In the large sample approximation, we find that T-square is 2412.45 with 6 degrees of freedom, (because we have 6 variables), and a p-value that is close to 0.
- When \(n_{1}\) = \(n_{2}\), the modified values for \(T^{2}\) and F are identical to the original unmodified values obtained under the assumption of homogeneous variance-covariance matrices.

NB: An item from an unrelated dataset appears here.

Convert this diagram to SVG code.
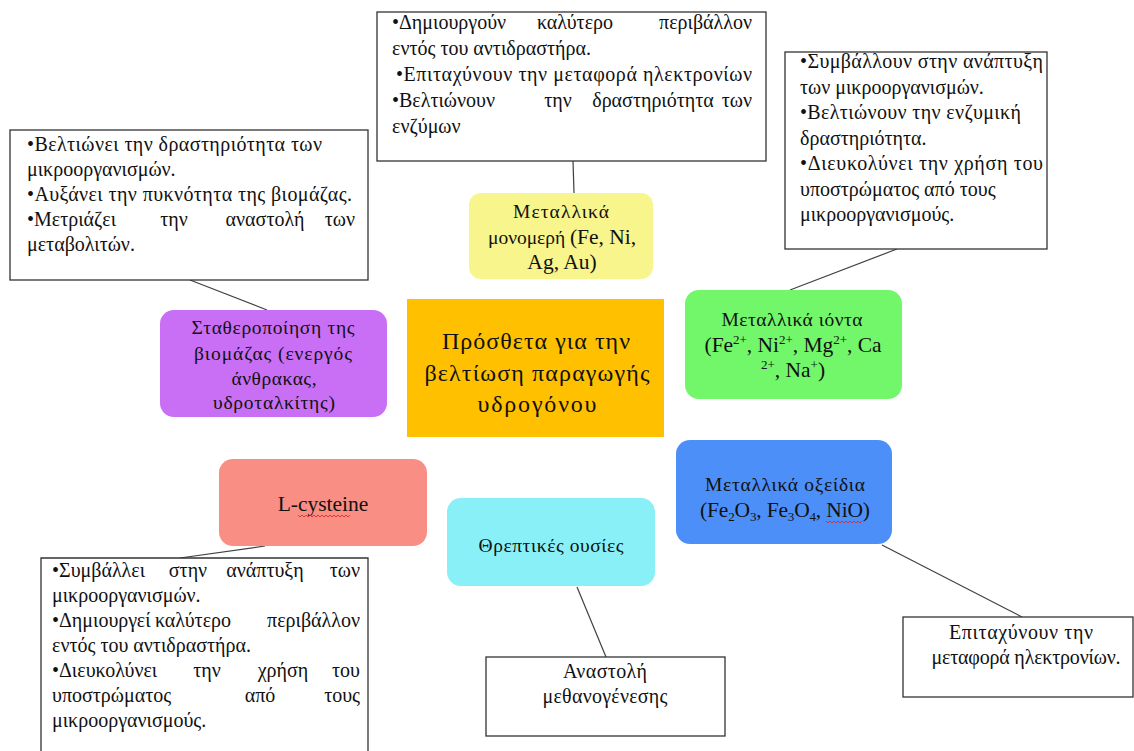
<svg xmlns="http://www.w3.org/2000/svg" width="1134" height="751" viewBox="0 0 1134 751">
<style>
text{font-family:"Liberation Serif","DejaVu Serif","Noto Serif",serif;font-size:20px;fill:#111}
.c{text-anchor:middle}
.e{text-anchor:end}
.n{font-size:21.5px}
.g{font-size:19.5px}
.sup{font-size:13px}
.box{fill:#fff;stroke:#333;stroke-width:1.3}
.big{font-size:24px}
.conn line{stroke:#404040;stroke-width:1.2}
.wavy{fill:none;stroke:#e02020;stroke-width:0.8}
</style>
<rect width="1134" height="751" fill="#fff"/>
<g class="conn">
<line x1="573" y1="161" x2="574" y2="193"/>
<line x1="897" y1="249" x2="790" y2="290"/>
<line x1="190" y1="280" x2="267" y2="310"/>
<line x1="265" y1="546" x2="180" y2="558"/>
<line x1="577" y1="587" x2="606" y2="657"/>
<line x1="882" y1="545" x2="1022" y2="617"/>
</g>
<g id="box-top">
<rect class="box" x="377" y="12" width="389" height="149"/>
<text x="392" y="29">•Δημιουργούν</text><text class="c" x="575" y="29">καλύτερο</text><text class="e" x="752" y="29">περιβάλλον</text>
<text x="392" y="55">εντός του αντιδραστήρα.</text>
<text x="396" y="81" textLength="356" lengthAdjust="spacing">•Επιταχύνουν την μεταφορά ηλεκτρονίων</text>
<text x="392" y="107">•Βελτιώνουν</text><text class="c" x="558" y="107">την</text><text class="c" x="653" y="107">δραστηριότητα</text><text class="e" x="752" y="107">των</text>
<text x="392" y="133">ενζύμων</text>
</g>
<g id="box-right-top">
<rect class="box" x="785" y="52" width="262" height="197"/>
<text x="800" y="68" textLength="243" lengthAdjust="spacing">•Συμβάλλουν στην ανάπτυξη</text>
<text x="800" y="94">των μικροοργανισμών.</text>
<text x="800" y="119" textLength="221" lengthAdjust="spacing">•Βελτιώνουν την ενζυμική</text>
<text x="800" y="145">δραστηριότητα.</text>
<text x="800" y="170" textLength="243" lengthAdjust="spacing">•Διευκολύνει την χρήση του</text>
<text x="800" y="196">υποστρώματος από τους</text>
<text x="800" y="221">μικροοργανισμούς.</text>
</g>
<g id="box-left">
<rect class="box" x="10" y="130" width="358" height="150"/>
<text x="27" y="151" textLength="295" lengthAdjust="spacing">•Βελτιώνει την δραστηριότητα των</text>
<text x="27" y="176">μικροοργανισμών.</text>
<text x="27" y="201" textLength="325" lengthAdjust="spacing">•Αυξάνει την πυκνότητα της βιομάζας.</text>
<text x="27" y="226">•Μετριάζει</text><text class="c" x="174" y="226">την</text><text class="c" x="265" y="226">αναστολή</text><text class="e" x="355" y="226">των</text>
<text x="27" y="251">μεταβολιτών.</text>
</g>
<g id="box-bottom-left">
<path class="box" d="M41,751 V558 H368 V751"/>
<text x="52" y="577">•Συμβάλλει</text><text class="c" x="188" y="577">στην</text><text class="c" x="265" y="577">ανάπτυξη</text><text class="e" x="360" y="577">των</text>
<text x="52" y="602">μικροοργανισμών.</text>
<text x="52" y="627">•Δημιουργεί</text><text class="c" x="193" y="627">καλύτερο</text><text class="e" x="360" y="627">περιβάλλον</text>
<text x="52" y="652">εντός του αντιδραστήρα.</text>
<text x="52" y="677">•Διευκολύνει</text><text class="c" x="207" y="677">την</text><text class="c" x="283" y="677">χρήση</text><text class="e" x="360" y="677">του</text>
<text x="52" y="702">υποστρώματος</text><text class="c" x="260" y="702">από</text><text class="e" x="360" y="702">τους</text>
<text x="52" y="727">μικροοργανισμούς.</text>
</g>
<g id="box-bottom-center">
<rect class="box" x="486" y="657" width="239" height="79"/>
<text class="c" x="605" y="678" textLength="84" lengthAdjust="spacing">Αναστολή</text>
<text class="c" x="605" y="703" textLength="125" lengthAdjust="spacing">μεθανογένεσης</text>
</g>
<g id="box-bottom-right">
<rect class="box" x="903" y="617" width="230" height="80"/>
<text class="c" x="1021" y="639" textLength="144" lengthAdjust="spacing">Επιταχύνουν την</text>
<text class="c" x="1026" y="664" textLength="189" lengthAdjust="spacing">μεταφορά ηλεκτρονίων.</text>
</g>
<g id="node-monomers">
<rect x="469" y="193" width="184" height="86" rx="12" fill="#f7f58c"/>
<text class="c g" x="561" y="218" textLength="96" lengthAdjust="spacing">Μεταλλικά</text>
<text class="c n" x="562" y="244" textLength="148" lengthAdjust="spacing"><tspan class="g">μονομερή </tspan>(Fe, Ni,</text>
<text class="c n" x="562" y="269">Ag, Au)</text>
</g>
<g id="node-biomass">
<rect x="160" y="310" width="227" height="107" rx="14" fill="#c86ff5"/>
<text class="c g" x="273" y="334" textLength="163" lengthAdjust="spacing">Σταθεροποίηση της</text>
<text class="c g" x="273" y="360" textLength="158" lengthAdjust="spacing">βιομάζας (ενεργός</text>
<text class="c g" x="274" y="385" textLength="85" lengthAdjust="spacing">άνθρακας,</text>
<text class="c g" x="274" y="409" textLength="122" lengthAdjust="spacing">υδροταλκίτης)</text>
</g>
<g id="node-center">
<rect x="407" y="299" width="257" height="138" fill="#ffc000"/>
<text class="c big" x="536" y="349" textLength="188" lengthAdjust="spacing">Πρόσθετα για την</text>
<text class="c big" x="537" y="381" textLength="225" lengthAdjust="spacing">βελτίωση παραγωγής</text>
<text class="c big" x="537" y="412" textLength="119" lengthAdjust="spacing">υδρογόνου</text>
</g>
<g id="node-ions">
<rect x="685" y="290" width="217" height="109" rx="14" fill="#72f66a"/>
<text class="c g" x="792" y="326" textLength="141" lengthAdjust="spacing">Μεταλλικά ιόντα</text>
<text class="c n" x="793" y="352" textLength="177" lengthAdjust="spacing">(Fe<tspan class="sup" dy="-8">2+</tspan><tspan dy="8">, Ni</tspan><tspan class="sup" dy="-8">2+</tspan><tspan dy="8">, Mg</tspan><tspan class="sup" dy="-8">2+</tspan><tspan dy="8">, Ca</tspan></text>
<text class="c n" x="793" y="377"><tspan class="sup" dy="-8">2+</tspan><tspan dy="8">, Na</tspan><tspan class="sup" dy="-8">+</tspan><tspan dy="8">)</tspan></text>
</g>
<g id="node-oxides">
<rect x="676" y="440" width="216" height="104" rx="14" fill="#4d8ff8"/>
<text class="c g" x="785" y="491" textLength="160" lengthAdjust="spacing">Μεταλλικά οξείδια</text>
<text class="c n" x="785" y="517" textLength="170" lengthAdjust="spacing">(Fe<tspan class="sup" dy="4">2</tspan><tspan dy="-4">O</tspan><tspan class="sup" dy="4">3</tspan><tspan dy="-4">, Fe</tspan><tspan class="sup" dy="4">3</tspan><tspan dy="-4">O</tspan><tspan class="sup" dy="4">4</tspan><tspan dy="-4">, NiO)</tspan></text>
<path class="wavy" d="M826,521 l2,2 l2,-2 l2,2 l2,-2 l2,2 l2,-2 l2,2 l2,-2 l2,2 l2,-2 l2,2 l2,-2 l2,2 l2,-2 l2,2 l2,-2 l2,2 l2,-2"/>
</g>
<g id="node-cysteine">
<rect x="219" y="459" width="208" height="87" rx="14" fill="#f88e84"/>
<text class="c n" x="323" y="511">L-cysteine</text>
<path class="wavy" d="M298,515 l2,2 l2,-2 l2,2 l2,-2 l2,2 l2,-2 l2,2 l2,-2 l2,2 l2,-2 l2,2 l2,-2 l2,2 l2,-2 l2,2 l2,-2 l2,2 l2,-2 l2,2 l2,-2 l2,2 l2,-2 l2,2 l2,-2 l2,2 l2,-2"/>
</g>
<g id="node-nutrients">
<rect x="447" y="498" width="208" height="88" rx="14" fill="#88f0f6"/>
<text class="c g" x="551" y="552" textLength="145" lengthAdjust="spacing">Θρεπτικές ουσίες</text>
</g>
</svg>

- Using the large-sample approximation, our conclusions are the same as before. We find that the mean dimensions of counterfeit notes do not match the mean dimensions of genuine Swiss banknotes. \(\left( T ^ { 2 } = 2412.45 ; \mathrm { d.f. } = 6 ; p < 0.0001 \right)\).
- Under the small-sample approximation, we also find that the mean dimensions of counterfeit notes do not match the mean dimensions of genuine Swiss banknotes. \(( F = 391.92 ; \mathrm { d } . \mathrm { f } . = 6,193 ; p < 0.0001 )\).